* GIVEN INSTRUCTION *
Leave out the pictures and set down exactly the lines from the start of the listing through the one with "z_ticks = [-4, -2, 0, 2, 4, 6]", both included.

* DATA PROVIDED *
--- BEGIN ---

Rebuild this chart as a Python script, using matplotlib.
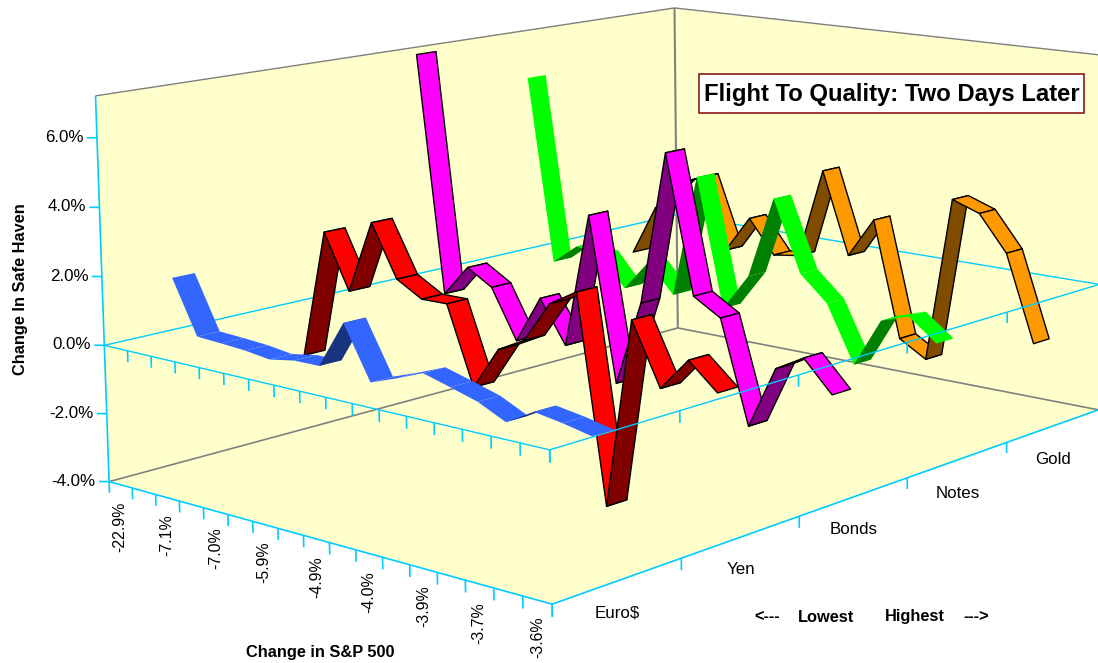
# 3D ribbon chart, camera matrix measured from the box corners of the original
import numpy as np
import matplotlib
matplotlib.use("Agg")
import matplotlib.pyplot as plt
from matplotlib.patches import Rectangle
from mpl_toolkits.mplot3d.art3d import Poly3DCollection

plt.rcParams['font.family'] = ['Liberation Sans', 'DejaVu Sans']

W = 1098
H = 663

series_names = ["Euro$", "Yen", "Bonds", "Notes", "Gold"]
sp_labels = ["-22.9%", "-7.1%", "-7.0%", "-5.9%", "-4.9%", "-4.0%", "-3.9%", "-3.7%", "-3.6%"]
z_ticks = [-4, -2, 0, 2, 4, 6]

euro = [1.66, 0.08, 0.04, -0.01, -0.11, 0.02, 0.03, 1.40, -0.11, 0.17, 0.48, 0.26, 0.03, -0.35, 0.10, -0.03, -0.20]
yen = [-1.55, 2.37, 0.72, 2.92, 1.37, 0.92, 0.93, -1.37, -0.10, 0.32, 1.53, 2.01, -3.94, 1.52, -0.24, 0.71, -0.03]
bonds = [7.07, -0.36, 0.61, 0.13, -1.39, 0.08, -1.22, 2.90, -2.06, 0.53, 5.14, 1.03, 0.53, -2.50, -0.64, -0.17, -1.07]
notes = [5.73, -0.18, 0.46, 0.33, -0.62, 0.36, -0.54, 3.33, -0.67, 0.48, 3.03, 0.85, 0.08, -1.65, -0.15, 0.13, -0.53]
gold = [-0.79, 0.86, 1.83, 2.14, -0.17, 1.02, -0.06, 0.06, 2.96, 0.34, 1.62, -2.06, -2.57, 2.66, 2.35, 1.24, -1.44]

all_series = [euro, yen, bonds, notes, gold]
bright = ["#3366FF", "#FF0000", "#FF00FF", "#00FF00", "#FF9900"]
dark = ["#19337F", "#800000", "#800080", "#008000", "#804C00"]
edge = ["none", "black", "black", "none", "black"]

# box limits
x0, x1 = 0, 17
d0, d1 = 0, 5
z0, z1 = -4, 7.2

yellow = "#FFFFCC"
cyan = "#00CCFF"
gray = "#808080"

# camera: data -> pixel
P = np.array([[22.27636, 143.03574, -1.36324, 103.80479],
              [2.93979, -17.08075, -34.79106, 344.83898],
              [-0.00714, 0.04226, -0.00149, 1.0]])


def to_pixel(x, d, z):
    q = P @ np.array([x, d, z, 1.0])
    return q[:2] / q[2]


fig = plt.figure(figsize=(W / 100, H / 100), dpi=100)
ax = fig.add_axes([0, 0, 1, 1], projection='3d', computed_zorder=False)
ax.apply_aspect = lambda position=None: None
ax.set_axis_off()


def my_proj():
    inv = ax.transData.inverted()
    a0, b0 = inv.transform((0, 0))
    a1, b1 = inv.transform((W, H))
    row0 = a0 * P[2] + (a1 - a0) / W * P[0]
    row1 = b1 * P[2] - (b1 - b0) / H * P[1]
    return np.array([row0, row1, [0, 0.05, 0, 0], P[2]])


ax.get_proj = my_proj


def quad(pts, color, ec="none", z=1, lw=1.0):
    c = Poly3DCollection([pts], facecolors=color, edgecolors=ec, linewidths=lw if ec != "none" else 0, zorder=z)
    c.set_clip_on(False)
    ax.add_collection3d(c)


# ax.plot loses lines away from the front plane here, so lines are flat polygons too
def seg(a, b, color, lw=1.2, z=2):
    quad([a, b], color, ec=color, z=z, lw=lw)


# walls and floor
quad([(x0, d0, z0), (x1, d0, z0), (x1, d1, z0), (x0, d1, z0)], yellow)
quad([(x0, d0, z0), (x0, d1, z0), (x0, d1, z1), (x0, d0, z1)], yellow)
quad([(x0, d1, z0), (x1, d1, z0), (x1, d1, z1), (x0, d1, z1)], yellow)

# box edges
seg((x0, d0, z0), (x0, d1, z0), gray)
seg((x0, d1, z0), (x1, d1, z0), gray)
seg((x0, d1, z0), (x0, d1, z1), gray, lw=1.5)
seg((x0, d0, z1), (x0, d1, z1), gray, lw=1.0)
seg((x0, d1, z1), (x1, d1, z1), gray, lw=1.0)
seg((x0, d0, z0), (x0, d0, z1), cyan)
seg((x0, d0, z0), (x1, d0, z0), cyan)
seg((x1, d0, z0), (x1, d1, z0), cyan)

# plane at zero, back half
seg((x0, d0, 0), (x0, d1, 0), cyan, lw=1.0)
seg((x0, d1, 0), (x1, d1, 0), cyan, lw=1.0)

# ticks
tl = 0.33
for t in range(18):
    seg((t, d0, z0), (t, d0, z0 - tl), cyan)
for t in range(1, 18):
    seg((t, d0, 0), (t, d0, -tl), cyan, z=50)
for t in range(0, 5):
    seg((x1, t, z0), (x1, t, z0 - tl), cyan)
    seg((x1, t, 0), (x1, t, -tl), cyan, z=50)
for t in z_ticks:
    seg((x0, d0, t), (x0 - 0.226, d0 - 0.035, t), cyan)

# ribbons, back series first, left to right inside a series
z_now = 3
for i in range(4, -1, -1):
    vals = all_series[i]
    near = i + 0.43
    far = i + 0.60
    for j in range(len(vals) - 1):
        xa = j + 0.5
        xb = j + 1.5
        u = to_pixel(xb, near, vals[j + 1]) - to_pixel(xa, near, vals[j])
        v = to_pixel(xa, far, vals[j]) - to_pixel(xa, near, vals[j])
        col = dark[i] if u[0] * v[1] - u[1] * v[0] > 0 else bright[i]
        quad([(xa, near, vals[j]), (xb, near, vals[j + 1]), (xb, far, vals[j + 1]), (xa, far, vals[j])],
             col, ec=edge[i], z=z_now)
        z_now += 0.01

# plane at zero, front half, in front of every ribbon
seg((x0, d0, 0), (x1, d0, 0), cyan, lw=1.0, z=50)
seg((x1, d0, 0), (x1, d1, 0), cyan, lw=1.0, z=50)


def label(px, py, s, **kw):
    fig.text(px / W, 1 - py / H, s, **kw)


for t in z_ticks:
    px, py = to_pixel(x0, d0, t)
    label(px - 13, py, f"{t:.1f}%", ha='right', va='center', fontsize=12.2)

sp_x = [120, 167, 216, 264, 317, 369, 424, 479, 538]
sp_y = [527, 535, 548, 562, 577, 592, 606, 623, 637]
for k in range(len(sp_labels)):
    label(sp_x[k], sp_y[k], sp_labels[k], rotation=90, ha='center', va='center', fontsize=11.4)

name_x = [617, 741, 854, 958, 1053]
name_y = [613, 570, 530, 493, 460]
for k in range(len(series_names)):
    label(name_x[k], name_y[k], series_names[k], ha='center', va='center', fontsize=12.2)

label(767, 617, "<---", ha='center', va='center', fontsize=11.8, fontweight='bold')
label(826, 617, "Lowest", ha='center', va='center', fontsize=11.8, fontweight='bold')
label(915, 617, "Highest", ha='center', va='center', fontsize=11.8, fontweight='bold')
label(976, 617, "--->", ha='center', va='center', fontsize=11.8, fontweight='bold')
label(320, 653, "Change in S&P 500", ha='center', va='center', fontsize=11.8, fontweight='bold')
label(20, 289, "Change In Safe Haven", rotation=90, ha='center', va='center', fontsize=11.8, fontweight='bold')

fig.add_artist(Rectangle((699 / W, 1 - 113 / H), 385 / W, 39 / H, transform=fig.transFigure,
                         facecolor='white', edgecolor='#8B1A1A', linewidth=1.2, zorder=2))
label(892, 94, "Flight To Quality: Two Days Later", ha='center', va='center', fontsize=17.2, fontweight='bold', zorder=3)

fig.savefig("out.png", dpi=100, facecolor='white')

--- END ---

* RESULT OF THE TASK *
Rebuild this chart as a Python script, using matplotlib.
# 3D ribbon chart, camera matrix measured from the box corners of the original
import numpy as np
import matplotlib
matplotlib.use("Agg")
import matplotlib.pyplot as plt
from matplotlib.patches import Rectangle
from mpl_toolkits.mplot3d.art3d import Poly3DCollection

plt.rcParams['font.family'] = ['Liberation Sans', 'DejaVu Sans']

W = 1098
H = 663

series_names = ["Euro$", "Yen", "Bonds", "Notes", "Gold"]
sp_labels = ["-22.9%", "-7.1%", "-7.0%", "-5.9%", "-4.9%", "-4.0%", "-3.9%", "-3.7%", "-3.6%"]
z_ticks = [-4, -2, 0, 2, 4, 6]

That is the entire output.